Long before an age of lockdown, films from Rosemary’s Baby to The Shining and In the Shadow unveiled the home as the ultimate fear
• Lockdown watch: film-makers reveal what they’re watching in self-isolation
In Alfred Hitchcock’s Rear Window, that classic of locked-down cinema, the photographer LB Jefferies (played by James Stewart) gazes out at his doll’s house kingdom of Manhattan apartment windows, peering remotely into others’ lives. A leg in plaster has confined him to the building, and so he falls back on his professional instinct to watch. As weeks pass, he becomes convinced that the man opposite has committed murder, killing his invalid wife and preparing for a new life with his girlfriend. For Hitchcock’s voyeuristic hero, at least there’s the comfort that wickedness resides in other people’s apartments and not in his own. Likewise, in The Birds, a makeshift family shelters in place, cowering in an enclosed room, awaiting attack. For the director, there were memories in this of a claustrophobic night spent in Claridge’s hotel in
London during the blitz, stuck helplessly in his room, as death fell around him. Again, the danger’s beyond, a threat from elsewhere.

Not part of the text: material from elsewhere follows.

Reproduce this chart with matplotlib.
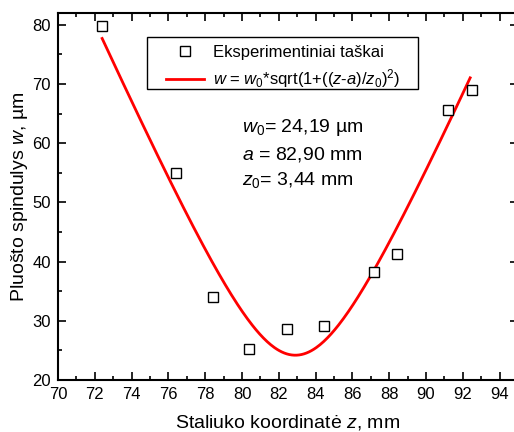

Yet a grimmer version of such locked-in movies exists, gothic visions where the sweet home sours. In these films, when you lock your door, turning the key on your uncertainty, you merely lock uncertainty in with you. Such films play out that archetypal moment from When a Stranger Calls, when Carol Kane learns that the killer’s phone calls are coming from inside the house. For us all, hesitantly emerging, for now, from seclusion, it reminds us how often cinema has hallucinated the home, reimagining our safe space as fraught with menace. In these films, being stuck in the house is to be caught in a trap.